■ **What is being asked**
Quote the data below in full, minus the images.

■ **Supplied material**

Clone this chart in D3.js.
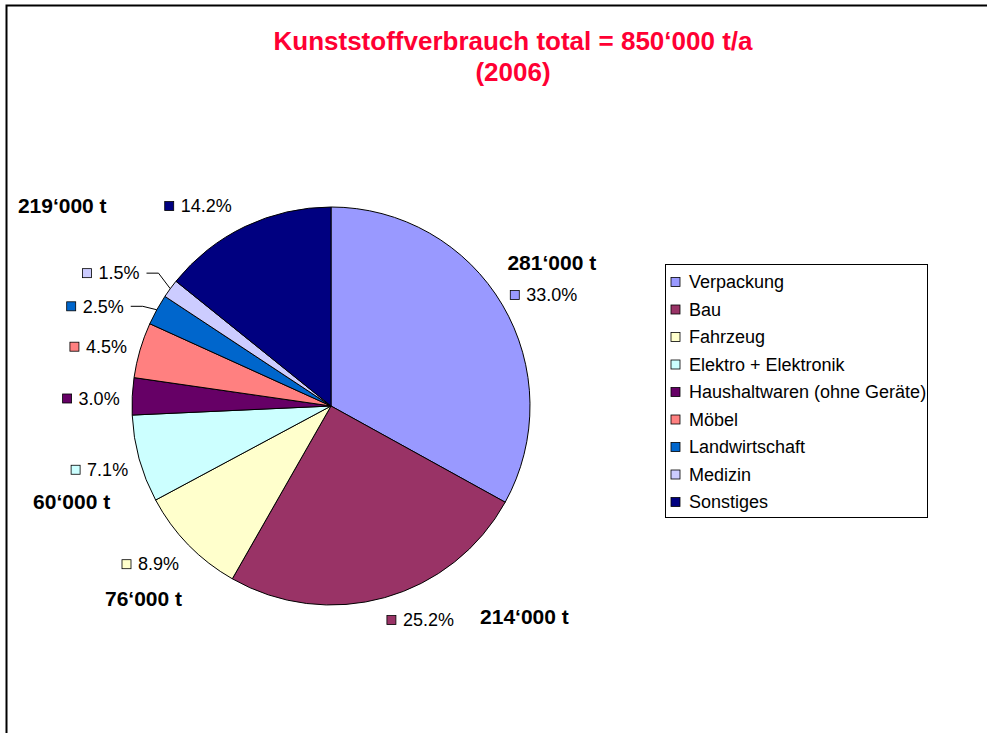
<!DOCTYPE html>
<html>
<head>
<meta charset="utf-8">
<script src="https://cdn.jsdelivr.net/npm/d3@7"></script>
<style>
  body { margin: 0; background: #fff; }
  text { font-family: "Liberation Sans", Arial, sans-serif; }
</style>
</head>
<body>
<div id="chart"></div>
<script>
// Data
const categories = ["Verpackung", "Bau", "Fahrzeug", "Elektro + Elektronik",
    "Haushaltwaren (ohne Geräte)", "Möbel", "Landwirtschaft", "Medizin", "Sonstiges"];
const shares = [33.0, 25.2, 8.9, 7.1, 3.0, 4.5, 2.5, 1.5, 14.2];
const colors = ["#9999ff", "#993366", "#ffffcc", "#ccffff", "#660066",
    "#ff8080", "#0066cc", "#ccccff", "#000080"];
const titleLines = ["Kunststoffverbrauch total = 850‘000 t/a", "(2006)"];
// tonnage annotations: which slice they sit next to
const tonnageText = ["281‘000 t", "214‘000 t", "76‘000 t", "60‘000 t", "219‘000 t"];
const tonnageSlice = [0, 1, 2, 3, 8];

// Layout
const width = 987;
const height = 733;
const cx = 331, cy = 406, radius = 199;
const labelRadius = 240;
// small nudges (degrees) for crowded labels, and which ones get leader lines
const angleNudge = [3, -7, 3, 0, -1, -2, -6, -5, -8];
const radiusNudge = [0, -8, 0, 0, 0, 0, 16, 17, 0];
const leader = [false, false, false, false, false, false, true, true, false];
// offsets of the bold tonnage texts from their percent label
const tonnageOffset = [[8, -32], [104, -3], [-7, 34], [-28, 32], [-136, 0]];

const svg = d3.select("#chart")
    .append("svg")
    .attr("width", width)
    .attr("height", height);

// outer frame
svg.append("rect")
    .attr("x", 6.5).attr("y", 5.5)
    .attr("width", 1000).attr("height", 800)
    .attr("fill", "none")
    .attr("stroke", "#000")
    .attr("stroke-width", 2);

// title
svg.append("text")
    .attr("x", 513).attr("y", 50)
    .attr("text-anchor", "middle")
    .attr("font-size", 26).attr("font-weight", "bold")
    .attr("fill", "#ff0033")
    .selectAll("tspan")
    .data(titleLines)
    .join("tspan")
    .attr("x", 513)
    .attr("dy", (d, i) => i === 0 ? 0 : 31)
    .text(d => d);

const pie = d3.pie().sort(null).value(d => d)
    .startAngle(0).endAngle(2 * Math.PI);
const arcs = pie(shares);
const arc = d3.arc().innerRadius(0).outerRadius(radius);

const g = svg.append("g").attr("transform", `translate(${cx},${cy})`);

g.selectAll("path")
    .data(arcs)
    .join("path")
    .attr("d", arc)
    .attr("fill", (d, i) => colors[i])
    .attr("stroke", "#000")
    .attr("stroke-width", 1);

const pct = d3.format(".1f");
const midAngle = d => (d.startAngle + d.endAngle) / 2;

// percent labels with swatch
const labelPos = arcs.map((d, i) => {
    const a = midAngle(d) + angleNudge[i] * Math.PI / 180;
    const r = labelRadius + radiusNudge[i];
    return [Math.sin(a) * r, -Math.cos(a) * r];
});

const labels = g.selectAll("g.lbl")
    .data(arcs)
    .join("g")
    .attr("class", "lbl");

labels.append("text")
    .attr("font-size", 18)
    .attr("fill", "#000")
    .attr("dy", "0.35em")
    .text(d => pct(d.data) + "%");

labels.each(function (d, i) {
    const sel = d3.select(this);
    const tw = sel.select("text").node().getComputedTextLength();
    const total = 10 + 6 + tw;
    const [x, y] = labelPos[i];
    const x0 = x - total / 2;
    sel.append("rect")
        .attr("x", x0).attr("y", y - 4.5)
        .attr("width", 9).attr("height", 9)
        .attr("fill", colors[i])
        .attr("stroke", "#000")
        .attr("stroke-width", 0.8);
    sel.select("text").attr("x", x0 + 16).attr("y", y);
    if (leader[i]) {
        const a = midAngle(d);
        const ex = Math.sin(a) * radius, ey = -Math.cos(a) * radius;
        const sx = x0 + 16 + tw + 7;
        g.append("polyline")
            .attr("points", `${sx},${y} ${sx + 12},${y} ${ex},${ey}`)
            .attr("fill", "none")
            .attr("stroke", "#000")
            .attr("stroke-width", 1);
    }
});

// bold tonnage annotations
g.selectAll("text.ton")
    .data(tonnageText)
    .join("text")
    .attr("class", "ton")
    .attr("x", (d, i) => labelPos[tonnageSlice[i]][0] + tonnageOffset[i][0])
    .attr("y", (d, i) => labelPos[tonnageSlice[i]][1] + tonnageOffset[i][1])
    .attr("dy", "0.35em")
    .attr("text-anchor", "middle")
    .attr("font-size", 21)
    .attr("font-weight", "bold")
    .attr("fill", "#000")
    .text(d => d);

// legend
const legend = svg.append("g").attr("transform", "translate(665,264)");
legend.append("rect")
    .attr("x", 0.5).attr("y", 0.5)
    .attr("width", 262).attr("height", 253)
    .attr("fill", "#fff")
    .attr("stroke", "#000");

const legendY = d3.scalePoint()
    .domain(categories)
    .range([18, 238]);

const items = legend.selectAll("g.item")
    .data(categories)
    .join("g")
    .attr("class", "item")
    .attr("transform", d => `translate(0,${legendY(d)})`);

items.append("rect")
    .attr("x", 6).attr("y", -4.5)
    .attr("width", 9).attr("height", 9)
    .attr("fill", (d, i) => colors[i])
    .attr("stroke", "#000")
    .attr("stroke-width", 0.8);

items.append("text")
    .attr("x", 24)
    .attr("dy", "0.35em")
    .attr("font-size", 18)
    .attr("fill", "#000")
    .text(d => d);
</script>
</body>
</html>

■ **Full answer**
Clone this chart in D3.js.
<!DOCTYPE html>
<html>
<head>
<meta charset="utf-8">
<script src="https://cdn.jsdelivr.net/npm/d3@7"></script>
<style>
  body { margin: 0; background: #fff; }
  text { font-family: "Liberation Sans", Arial, sans-serif; }
</style>
</head>
<body>
<div id="chart"></div>
<script>
// Data
const categories = ["Verpackung", "Bau", "Fahrzeug", "Elektro + Elektronik",
    "Haushaltwaren (ohne Geräte)", "Möbel", "Landwirtschaft", "Medizin", "Sonstiges"];
const shares = [33.0, 25.2, 8.9, 7.1, 3.0, 4.5, 2.5, 1.5, 14.2];
const colors = ["#9999ff", "#993366", "#ffffcc", "#ccffff", "#660066",
    "#ff8080", "#0066cc", "#ccccff", "#000080"];
const titleLines = ["Kunststoffverbrauch total = 850‘000 t/a", "(2006)"];
// tonnage annotations: which slice they sit next to
const tonnageText = ["281‘000 t", "214‘000 t", "76‘000 t", "60‘000 t", "219‘000 t"];
const tonnageSlice = [0, 1, 2, 3, 8];

// Layout
const width = 987;
const height = 733;
const cx = 331, cy = 406, radius = 199;
const labelRadius = 240;
// small nudges (degrees) for crowded labels, and which ones get leader lines
const angleNudge = [3, -7, 3, 0, -1, -2, -6, -5, -8];
const radiusNudge = [0, -8, 0, 0, 0, 0, 16, 17, 0];
const leader = [false, false, false, false, false, false, true, true, false];
// offsets of the bold tonnage texts from their percent label
const tonnageOffset = [[8, -32], [104, -3], [-7, 34], [-28, 32], [-136, 0]];

const svg = d3.select("#chart")
    .append("svg")
    .attr("width", width)
    .attr("height", height);

// outer frame
svg.append("rect")
    .attr("x", 6.5).attr("y", 5.5)
    .attr("width", 1000).attr("height", 800)
    .attr("fill", "none")
    .attr("stroke", "#000")
    .attr("stroke-width", 2);

// title
svg.append("text")
    .attr("x", 513).attr("y", 50)
    .attr("text-anchor", "middle")
    .attr("font-size", 26).attr("font-weight", "bold")
    .attr("fill", "#ff0033")
    .selectAll("tspan")
    .data(titleLines)
    .join("tspan")
    .attr("x", 513)
    .attr("dy", (d, i) => i === 0 ? 0 : 31)
    .text(d => d);

const pie = d3.pie().sort(null).value(d => d)
    .startAngle(0).endAngle(2 * Math.PI);
const arcs = pie(shares);
const arc = d3.arc().innerRadius(0).outerRadius(radius);

const g = svg.append("g").attr("transform", `translate(${cx},${cy})`);

g.selectAll("path")
    .data(arcs)
    .join("path")
    .attr("d", arc)
    .attr("fill", (d, i) => colors[i])
    .attr("stroke", "#000")
    .attr("stroke-width", 1);

const pct = d3.format(".1f");
const midAngle = d => (d.startAngle + d.endAngle) / 2;

// percent labels with swatch
const labelPos = arcs.map((d, i) => {
    const a = midAngle(d) + angleNudge[i] * Math.PI / 180;
    const r = labelRadius + radiusNudge[i];
    return [Math.sin(a) * r, -Math.cos(a) * r];
});

const labels = g.selectAll("g.lbl")
    .data(arcs)
    .join("g")
    .attr("class", "lbl");

labels.append("text")
    .attr("font-size", 18)
    .attr("fill", "#000")
    .attr("dy", "0.35em")
    .text(d => pct(d.data) + "%");

labels.each(function (d, i) {
    const sel = d3.select(this);
    const tw = sel.select("text").node().getComputedTextLength();
    const total = 10 + 6 + tw;
    const [x, y] = labelPos[i];
    const x0 = x - total / 2;
    sel.append("rect")
        .attr("x", x0).attr("y", y - 4.5)
        .attr("width", 9).attr("height", 9)
        .attr("fill", colors[i])
        .attr("stroke", "#000")
        .attr("stroke-width", 0.8);
    sel.select("text").attr("x", x0 + 16).attr("y", y);
    if (leader[i]) {
        const a = midAngle(d);
        const ex = Math.sin(a) * radius, ey = -Math.cos(a) * radius;
        const sx = x0 + 16 + tw + 7;
        g.append("polyline")
            .attr("points", `${sx},${y} ${sx + 12},${y} ${ex},${ey}`)
            .attr("fill", "none")
            .attr("stroke", "#000")
            .attr("stroke-width", 1);
    }
});

// bold tonnage annotations
g.selectAll("text.ton")
    .data(tonnageText)
    .join("text")
    .attr("class", "ton")
    .attr("x", (d, i) => labelPos[tonnageSlice[i]][0] + tonnageOffset[i][0])
    .attr("y", (d, i) => labelPos[tonnageSlice[i]][1] + tonnageOffset[i][1])
    .attr("dy", "0.35em")
    .attr("text-anchor", "middle")
    .attr("font-size", 21)
    .attr("font-weight", "bold")
    .attr("fill", "#000")
    .text(d => d);

// legend
const legend = svg.append("g").attr("transform", "translate(665,264)");
legend.append("rect")
    .attr("x", 0.5).attr("y", 0.5)
    .attr("width", 262).attr("height", 253)
    .attr("fill", "#fff")
    .attr("stroke", "#000");

const legendY = d3.scalePoint()
    .domain(categories)
    .range([18, 238]);

const items = legend.selectAll("g.item")
    .data(categories)
    .join("g")
    .attr("class", "item")
    .attr("transform", d => `translate(0,${legendY(d)})`);

items.append("rect")
    .attr("x", 6).attr("y", -4.5)
    .attr("width", 9).attr("height", 9)
    .attr("fill", (d, i) => colors[i])
    .attr("stroke", "#000")
    .attr("stroke-width", 0.8);

items.append("text")
    .attr("x", 24)
    .attr("dy", "0.35em")
    .attr("font-size", 18)
    .attr("fill", "#000")
    .text(d => d);
</script>
</body>
</html>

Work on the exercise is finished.